Antoine Emaz, Planche
préparation des sacs : habits de montagne, une bibliothèque d’une vingtaine de volumes papier, 3 manus en cours, des crayons et fusains, beaucoup de livres, de musique et quelques films dans l’ordi…
lecture du Journal de nuit de Jan Fabre.
suis de plus en plus partagé entre une créativité rugissante (qui peut être égocentrée), et une énergie puissante de fond calme. les deux en tout cas toujours présentes, disponibles là en moi.
20.01.13
Paris.
la neige continue. elle tient depuis 3 jours : très rare de voir ça à Paris. 10 cm environ, un peu plus en cumulé.

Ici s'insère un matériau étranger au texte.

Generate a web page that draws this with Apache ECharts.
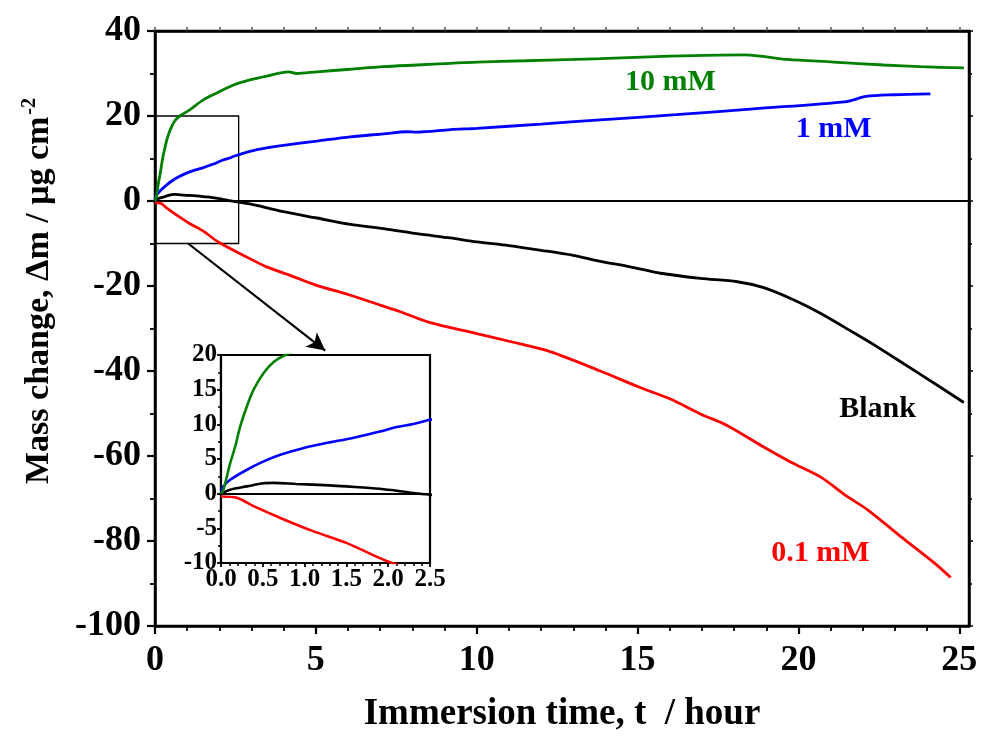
<!DOCTYPE html>
<html>
<head>
<meta charset="utf-8">
<script src="https://cdn.jsdelivr.net/npm/echarts@6/dist/echarts.min.js"></script>
<style>html,body{margin:0;padding:0;background:#fff;}#c{width:981px;height:738px;}</style>
</head>
<body>
<div id="c"></div>
<script>
// ---- data ----
const tBlank = [0, 0.11, 0.31, 0.51, 0.63, 0.9, 1.3, 1.5, 1.9, 2.3, 2.5, 2.95, 3.99, 5.03, 6.07, 7.1, 8.14, 9.18, 10, 11, 12, 13, 13.84, 14.77, 15.71, 16.95, 18.1, 18.92, 19.86, 20.68, 21.72, 22.34, 23.79, 25.14];
const vBlank = [0, 0.58, 1.05, 1.5, 1.55, 1.4, 1.2, 1.05, 0.7, 0.1, -0.15, -0.7, -2.5, -4.0, -5.5, -6.5, -7.7, -8.7, -9.6, -10.5, -11.6, -12.8, -14.2, -15.5, -17.0, -18.2, -19.0, -20.4, -23.3, -26.4, -31.0, -33.8, -40.8, -47.4];

const t01 = [0, 0.19, 0.39, 0.71, 1.1, 1.5, 1.98, 2.75, 3.47, 4.2, 5.0, 6.0, 7.0, 7.6, 8.5, 10, 11, 12.3, 13.84, 15.08, 16.02, 16.95, 17.78, 18.92, 19.75, 20.68, 21.51, 22.14, 23.17, 24.21, 24.73];
const v01 = [-0.4, -0.6, -1.8, -3.5, -5.4, -7.1, -9.7, -12.8, -15.5, -17.5, -19.8, -22.0, -24.5, -26.0, -28.5, -31.2, -33.0, -35.5, -40.0, -43.9, -46.6, -50.1, -52.8, -57.9, -61.4, -64.9, -69.5, -72.6, -78.9, -85.1, -88.6];

const t1 = [0, 0.03, 0.11, 0.31, 0.51, 0.71, 0.98, 1.3, 1.5, 1.74, 1.9, 2.1, 2.3, 2.5, 2.95, 3.47, 3.99, 5.03, 6.07, 7.1, 7.83, 8.14, 9.18, 10, 12, 13.84, 16.2, 18.6, 21.5, 22.1, 22.97, 24.1];
const v1 = [0.3, 1.05, 2.0, 3.45, 4.65, 5.6, 6.55, 7.4, 7.85, 8.5, 8.95, 9.6, 10.05, 10.65, 11.7, 12.5, 13.1, 14.1, 15.1, 15.8, 16.3, 16.2, 16.8, 17.1, 18.1, 19.1, 20.3, 21.7, 23.4, 24.6, 25.0, 25.2];

const t10 = [0, 0.03, 0.11, 0.17, 0.23, 0.31, 0.39, 0.51, 0.63, 0.77, 1.09, 1.5, 1.92, 2.44, 2.95, 3.47, 4.15, 4.4, 5.03, 6.07, 7.1, 8.14, 9.18, 10, 11.5, 13, 13.84, 16.02, 18.3, 18.82, 19.65, 21.1, 22.65, 23.8, 25.14];
const v10 = [0, 0.6, 4.4, 6.8, 9.7, 12.6, 15.0, 17.4, 19.0, 20.0, 21.5, 23.8, 25.4, 27.3, 28.5, 29.4, 30.4, 30.0, 30.4, 31.0, 31.6, 32.0, 32.4, 32.7, 33.0, 33.3, 33.5, 34.1, 34.4, 34.1, 33.3, 32.7, 32.0, 31.6, 31.3];

const xMajorTicks = [0, 5, 10, 15, 20, 25];
const xMinorTicks = [1, 2, 3, 4, 6, 7, 8, 9, 11, 12, 13, 14, 16, 17, 18, 19, 21, 22, 23, 24];

const seriesNames = ['Blank', '0.1 mM', '1 mM', '10 mM'];
const seriesColors = ['#000000', '#ff0000', '#0000ff', '#008000'];
// label anchor positions in data coordinates
const labelPos = [[22.46, -49], [20.68, -82.8], [21.09, 16.8], [16.02, 28.0]];

// ---- chart ----
const zip = (t, v) => t.map((x, i) => [x, v[i]]);
const allT = [tBlank, t01, t1, t10];
const allV = [vBlank, v01, v1, v10];
const FONT = '"Liberation Serif", "Times New Roman", serif';

const chart = echarts.init(document.getElementById('c'), null, {renderer: 'canvas'});

const axisLineStyle = {color: '#000', width: 2.5};

const mainSeries = seriesNames.map((name, i) => {
  const s = {
    name: name,
    type: 'line',
    xAxisIndex: 0,
    yAxisIndex: 0,
    data: zip(allT[i], allV[i]),
    showSymbol: false,
    smooth: 0.3,
    lineStyle: {color: seriesColors[i], width: 2.8},
    itemStyle: {color: seriesColors[i]},
    z: 5,
    markPoint: {
      symbol: 'circle',
      symbolSize: 1,
      itemStyle: {color: 'rgba(0,0,0,0)'},
      label: {
        show: true, position: 'inside', formatter: name,
        fontFamily: FONT, fontWeight: 'bold', fontSize: 30, color: seriesColors[i]
      },
      data: [{coord: labelPos[i]}]
    }
  };
  if (i === 0) {
    s.markLine = {
      silent: true,
      symbol: ['none', 'none'],
      label: {show: false},
      lineStyle: {color: '#000', width: 2.2, type: 'solid'},
      data: [
        {yAxis: 0},
        [{coord: [1.03, -10], symbol: 'none'}, {coord: [5.29, -35.2], symbol: 'arrow', symbolSize: [14, 18]}]
      ]
    };
    s.markArea = {
      silent: true,
      itemStyle: {color: 'rgba(0,0,0,0)', borderColor: '#000', borderWidth: 1.3},
      data: [[{coord: [0, 20]}, {coord: [2.6, -10]}]]
    };
  }
  return s;
});

const insetSeries = seriesNames.map((name, i) => {
  const s = {
    name: name + ' inset',
    type: 'line',
    xAxisIndex: 3,
    yAxisIndex: 2,
    data: zip(allT[i], allV[i]),
    showSymbol: false,
    smooth: 0.3,
    clip: true,
    lineStyle: {color: seriesColors[i], width: 2.6},
    itemStyle: {color: seriesColors[i]},
    z: 6
  };
  if (i === 0) {
    s.markLine = {
      silent: true, symbol: ['none', 'none'], label: {show: false},
      lineStyle: {color: '#000', width: 2, type: 'solid'},
      data: [{yAxis: 0}]
    };
  }
  return s;
});

const option = {
  backgroundColor: '#fff',
  animation: false,
  grid: [
    {left: 155, top: 31, width: 814, height: 600, show: true, borderColor: '#000', borderWidth: 2.5, backgroundColor: 'rgba(0,0,0,0)'},
    {left: 221, top: 355, width: 209, height: 208, show: true, borderColor: '#000', borderWidth: 2.2, backgroundColor: '#fff', z: 3}
  ],
  xAxis: [
    { // 0 main bottom (labels + major ticks)
      type: 'value', gridIndex: 0, position: 'bottom', min: 0, max: 25.3,
      axisLine: {show: true, onZero: false, lineStyle: axisLineStyle},
      axisTick: {show: true, inside: false, length: 8, lineStyle: {width: 2.2, color: '#000'}, customValues: xMajorTicks},
      axisLabel: {show: true, customValues: xMajorTicks, margin: 17, fontFamily: FONT, fontWeight: 'bold', fontSize: 36, color: '#000'},
      splitLine: {show: false},
      name: 'Immersion time, t  / hour', nameLocation: 'middle', nameGap: 70,
      nameTextStyle: {fontFamily: FONT, fontWeight: 'bold', fontSize: 37, color: '#000'}
    },
    { // 1 main bottom minor ticks
      type: 'value', gridIndex: 0, position: 'bottom', min: 0, max: 25.3,
      axisLine: {show: false, onZero: false},
      axisTick: {show: true, inside: false, length: 5, lineStyle: {width: 1.8, color: '#000'}, customValues: xMinorTicks},
      axisLabel: {show: false}, splitLine: {show: false}
    },
    { // 2 main top
      type: 'value', gridIndex: 0, position: 'top', min: 0, max: 25.3,
      axisLine: {show: true, onZero: false, lineStyle: axisLineStyle},
      axisTick: {show: true, inside: false, length: 4, lineStyle: {width: 1.5, color: '#555'}, customValues: xMajorTicks.concat(xMinorTicks)},
      axisLabel: {show: false}, splitLine: {show: false}
    },
    { // 3 inset bottom
      type: 'value', gridIndex: 1, position: 'bottom', min: 0, max: 2.5, interval: 0.5,
      axisLine: {show: true, onZero: false, lineStyle: {color: '#000', width: 2.2}},
      axisTick: {show: true, inside: false, length: 4, lineStyle: {width: 1.8, color: '#000'}},
      minorTick: {show: true, splitNumber: 5, length: 3, lineStyle: {color: '#000', width: 1.5}},
      axisLabel: {show: true, margin: 4, fontFamily: FONT, fontWeight: 'bold', fontSize: 25, color: '#000', formatter: v => v.toFixed(1)},
      splitLine: {show: false}
    }
  ],
  yAxis: [
    { // 0 main left
      type: 'value', gridIndex: 0, position: 'left', min: -100, max: 40, interval: 20,
      axisLine: {show: true, onZero: false, lineStyle: axisLineStyle},
      axisTick: {show: true, inside: false, length: 8, lineStyle: {width: 2.2, color: '#000'}},
      minorTick: {show: true, splitNumber: 2, length: 5, lineStyle: {color: '#000', width: 1.8}},
      axisLabel: {show: true, margin: 14, fontFamily: FONT, fontWeight: 'bold', fontSize: 36, color: '#000'},
      splitLine: {show: false}
    },
    { // 1 main right
      type: 'value', gridIndex: 0, position: 'right', min: -100, max: 40, interval: 20,
      axisLine: {show: true, onZero: false, lineStyle: axisLineStyle},
      axisTick: {show: true, inside: false, length: 4, lineStyle: {width: 1.5, color: '#000'}},
      minorTick: {show: true, splitNumber: 2, length: 3, lineStyle: {color: '#000', width: 1.5}},
      axisLabel: {show: false}, splitLine: {show: false}
    },
    { // 2 inset left
      type: 'value', gridIndex: 1, position: 'left', min: -10, max: 20, interval: 5,
      axisLine: {show: true, onZero: false, lineStyle: {color: '#000', width: 2.2}},
      axisTick: {show: true, inside: false, length: 4, lineStyle: {width: 1.8, color: '#000'}},
      minorTick: {show: true, splitNumber: 2, length: 3, lineStyle: {color: '#000', width: 1.5}},
      axisLabel: {show: true, margin: 4, fontFamily: FONT, fontWeight: 'bold', fontSize: 25, color: '#000'},
      splitLine: {show: false}
    }
  ],
  graphic: [
    {
      type: 'text', x: 39, y: 291, rotation: Math.PI / 2,
      style: {
        text: 'Mass change, \u0394m / \u03bcg cm{sup|-2}',
        fontFamily: FONT, fontWeight: 'bold', fontSize: 34, fill: '#000',
        align: 'center', verticalAlign: 'middle',
        rich: {sup: {fontFamily: FONT, fontWeight: 'bold', fontSize: 20, fill: '#000', verticalAlign: 'top', padding: [0, 0, 18, 2]}}
      },
      z: 100
    }
  ],
  series: mainSeries.concat(insetSeries)
};

chart.setOption(option);
</script>
</body>
</html>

le prunier est surligné de blanc.
le Causse va être dans des conditions bien hivernales…
j’ai à dire et j’ai à dire là-bas.
écrire en parole claire.
je viens de finir un carnet (6 mois de travaux), passe à un autre… doit-on croire au hasard ?
départ donc demain pour les grandes steppes ondulées… causse du Larzac… un mois, sous yourte… écrire, méditer, marcher, casser mon bois pour le poêle, quelques gestes simples…
les buis, les grandes collines bombées, les grandes herbes, dolines, avens, les colonnes de roches ruineuses comme des chapelles romanes de cailloux secs, les pierres claires concassées des sentes, les pins sous la neige, les hommes… une terre pour laquelle je pourrais lutter.